Monday, January 11th, 2010

The scheme below illustrates one of the iconic reactions in organic chemistry. It is a modern representation of Meerwein’s famous experiment from which he inferred a carbocation intermediate, deduced from studying the rate of enantiomerization of isobornyl chloride when treated with the Lewis acid SnCl4.

The isomerisation of iso-bornyl chloride

Meerwein himself suggested (in effect, since he lacked the modern terminology used here) that the reaction proceeded via a hydride shift 3, which was acting as the mirror in reflecting 1 onto 1‘. A few years later, isotopic labelling studies demonstrated that another pathway occurs, at more or less the same rate. This alternative proceeds via a series of [1,2] carbon shifts, with the mirror now being 8 rather than 3. I have documented the story in detail in an article that will shortly appear in the J. Chemical Education (DOI: 10.1021/ed800058c). There, calculations reveal that the two transition states, 3 and 8 (which the experiments above suggest should be almost equal in energy) in fact differed by ~8 kcal/mol in favour of the latter for a gas-phase model which does not include the counterion. These calculations were done at a level (B3LYP/cc-pVQZ) which indicates that 8 kcal/mol represents a real discrepancy not so much in the calculation as in the model used for that calculation. I suggested that perhaps the discrepancy might be due to tunneling effects in the hydride transfer reaction, accelerating that pathway compared to methyl transfer.

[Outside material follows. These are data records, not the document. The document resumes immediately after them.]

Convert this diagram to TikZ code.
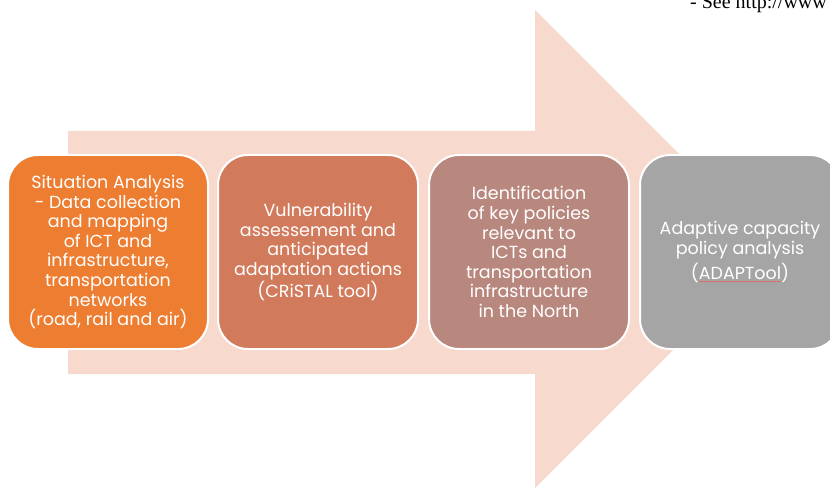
\documentclass[tikz,border=0pt]{standalone}
\usepackage{fontspec}
\setmainfont{Poppins}
\newfontfamily\serifnote{Liberation Serif}
\definecolor{arrowfill}{HTML}{F8D9CE}
\definecolor{boxA}{HTML}{ED7D31}
\definecolor{boxB}{HTML}{D27B5C}
\definecolor{boxC}{HTML}{B8877E}
\definecolor{boxD}{HTML}{A5A5A5}
\definecolor{ulred}{HTML}{D9706B}
\newcommand\spellul[1]{\setbox0\hbox{#1}\rlap{\textcolor{ulred}{\rule[-2.5pt]{\wd0}{0.6pt}}}\box0}
\tikzset{
  stepbox/.style={draw=white, line width=2pt, rounded corners=30pt,
    minimum width=200pt, minimum height=194pt, text=white, align=center,
    font=\fontsize{17.5}{19.6}\selectfont, inner sep=0pt},
}
\begin{document}
\begin{tikzpicture}[x=1pt,y=-1pt]
\useasboundingbox (0,0) rectangle (830,489);
\clip (0,0) rectangle (830,489);
\fill[arrowfill] (68,131) -- (535,131) -- (535,10) -- (774,249) -- (535,488) -- (535,374) -- (68,374) -- cycle;
\node[anchor=base west, font=\serifnote\fontsize{20}{22}\selectfont, text=black, inner sep=0pt] (note) at (690,9) {- See http://www};
\node[stepbox, fill=boxA] (s1) at (108,252) {Situation Analysis\\- Data collection\\and mapping\\of ICT and\\infrastructure,\\transportation\\networks\\(road, rail and air)};
\node[stepbox, fill=boxB] (s2) at (318,252) {Vulnerability\\assessement and\\anticipated\\adaptation actions\\(CRiSTAL tool)};
\node[stepbox, fill=boxC] (s3) at (529,252) {Identification\\of key policies\\relevant to\\ICTs and\\transportation\\infrastructure\\in the North};
\node[stepbox, fill=boxD] (s4) at (740,252) {Adaptive capacity\\policy analysis\\[3pt](\spellul{ADAPTool})};
\end{tikzpicture}
\end{document}
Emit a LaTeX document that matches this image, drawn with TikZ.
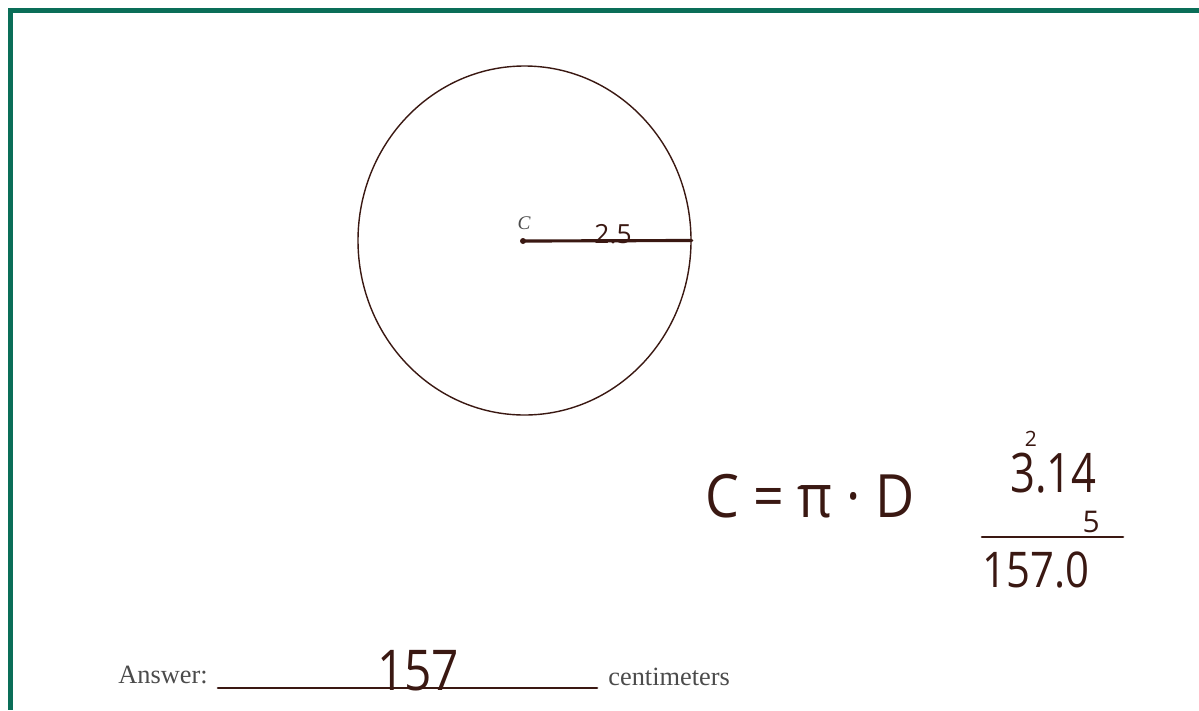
\documentclass[tikz,border=0pt]{standalone}
\usepackage{fontspec}
\setmainfont{Liberation Serif}
\newfontfamily\handfont{Open Sans}
\usetikzlibrary{shapes.geometric}
\definecolor{ink}{RGB}{58,24,18}
\definecolor{framegreen}{RGB}{10,110,88}
\definecolor{printgray}{RGB}{75,75,75}

\begin{document}
\begin{tikzpicture}[
  x=0.02cm, y=-0.02cm,
  hand/.style={font=\handfont\fontsize{#1}{#1}\selectfont, text=ink, inner sep=0pt},
  hand/.default=30,
  print/.style={font=\fontsize{15}{18}\selectfont, text=printgray, inner sep=0pt},
  ink line/.style={draw=ink, line width=1.5pt, line cap=round},
  frame/.style={fill=framegreen, draw=none}
]
\useasboundingbox (0,0) rectangle (1199,710);
% green frame, top and left only
\fill[frame] (8,8) rectangle (1199,13);
\fill[frame] (8,8) rectangle (13,710);

% circle with its center and radius
\node[ellipse, draw=ink, line width=0.8pt, minimum width=333*0.02cm,
      minimum height=349*0.02cm, inner sep=0pt] (circ) at (524.5,240.5) {};
\coordinate (ctr) at (523,241);
\fill[ink] (ctr) circle (3);
\node[font=\itshape\fontsize{11}{11}\selectfont, text=printgray, anchor=base, inner sep=0pt]
     (clab) at (524,229) {C};
\draw[ink line, line width=1.8pt] (ctr) -- (circ.east);
\node[hand=15, anchor=base] (rad) at (613,243) {2.5};

% worked solution
\node[hand=34, anchor=base west, xscale=0.9, transform shape] (formula) at (705,517) {C = π · D};
\node[hand=31, anchor=base west, xscale=0.8, transform shape] (pi) at (1010,492) {3.14};
\node[hand=12, anchor=base] (carry) at (1031,446) {2};
\node[hand=17, anchor=base east] (five) at (1100,532) {5};
\coordinate (barL) at (982,537);
\coordinate (barR) at (1123,537);
\draw[ink line] (barL) -- (barR);
\node[hand=28, anchor=base west, xscale=0.85, transform shape] (prod) at (982,587) {157.0};

% answer line
\node[print, anchor=base west] (answer) at (118,683) {Answer:};
\coordinate (ansL) at (218,688);
\coordinate (ansR) at (597,688);
\draw[ink line] (ansL) -- (ansR);
\node[hand=32, anchor=base west, xscale=0.85, transform shape] (result) at (377,690) {157};
\node[print, anchor=base west] (unit) at (608,685) {centimeters};
\end{tikzpicture}
\end{document}
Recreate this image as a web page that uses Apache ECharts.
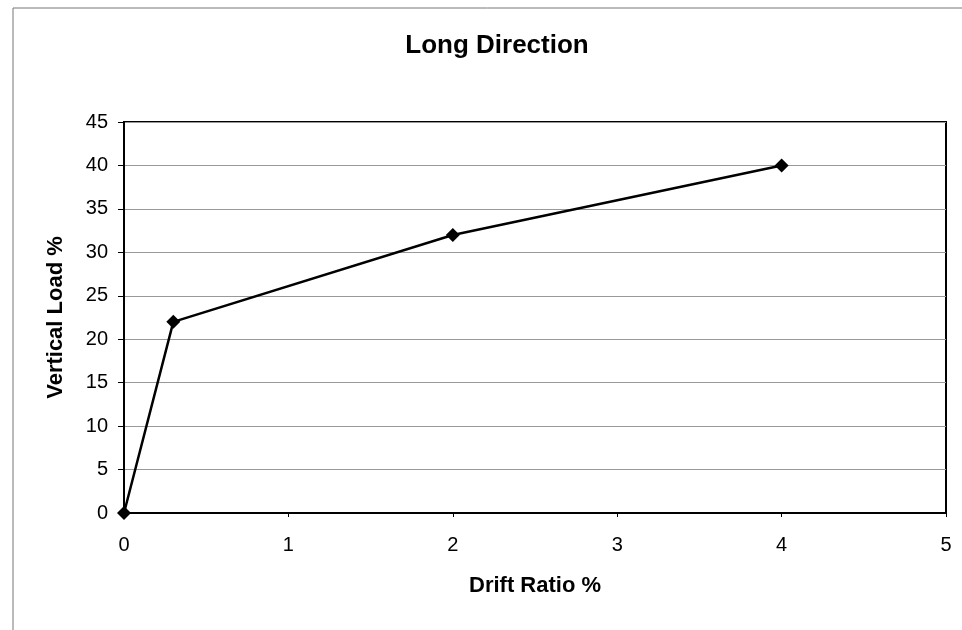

What was missing from that particular model was the counter-ion, which is supposed to form an intimate ion-pair with the carbocation in moderately polar solvents. How much does the presence of such an object perturb the transition states?  To find out, we need calculate such systems (which by definition have very large dipole moments) with inclusion of solvation corrections. Now that new algorithms for computing transition states with solvation have made this a routine calculation, I can report an update to these results. This was done at the B3LYP/cc-pVTZ (aug-cc-pVTZ-pp for the Sn) level, using dichloromethane as a continuum solvent. Without the SnCl5 counterion, 3 and 8 differ by 5.4 kcal/mol in free energy (this difference now includes all the solvation free energy terms), and in the presence of the counter-ion this remains unchanged at 5.4 kcal/mol (see DOIs 10042/to-3668 and 10042/to-3667 without SnCl5 and 10042/to-3670 and 10042/to-3665 with). The free energy of activation with SnCl5 (see DOI: 10042/to-3695 for starting material) is 16.6 kcal/mol (for the [2,6] H shift) and 11.2 kcal/mol (for the  [1,2] Me shift), which indicates a facile room temperature reaction (as indeed is the case).

TS H-transfer. Click for animation

TS 1,2 Methyl shift. Click for animation

What are the implications for this result?

  1. Modelling an (intimate) ion-pair is different from that of covalent compounds in one respect. Whereas the geometry at covalent atoms is very well established and largely predictable, ion-pairs are potentially much more flexible. In other words, it is nowhere near as obvious where to place the counter-ion. In the above diagrams, the SnCl5 is located at a reasonable position, but there are other positions where it could be. Although what is shown is an energy optimized structure, a full search of all the possible positions that the SnCl5 could adopt has not been undertaken, and the possibility must remain that another pose of the ion might be lower in energy, for either of the two transition states. Indeed, if it turns out there are many positions for the ion of very similar in energy, then the entropy of the system would have to be corrected for these microstates.
  2. Nevertheless, one can draw insight from the two structures shown above (click to animate the transition mode). The counter-ion for the hydride transfer does approach the transferring hydrogen quite closely, and does appear to establish a H-bond between two hydrogens and one chlorine. This would stabilize that structure relative to the methyl shift transition state, where such hydrogen bonds do not appear to form. In this case  however, these interactions do not change the relative stabilties.
  3. These ion-pairs do have very large dipole moments (~23D for 3, ~27D for 8), which suggests that the result might in fact be sensitive to the nature of the solvent (and presumably the counter-ion itself).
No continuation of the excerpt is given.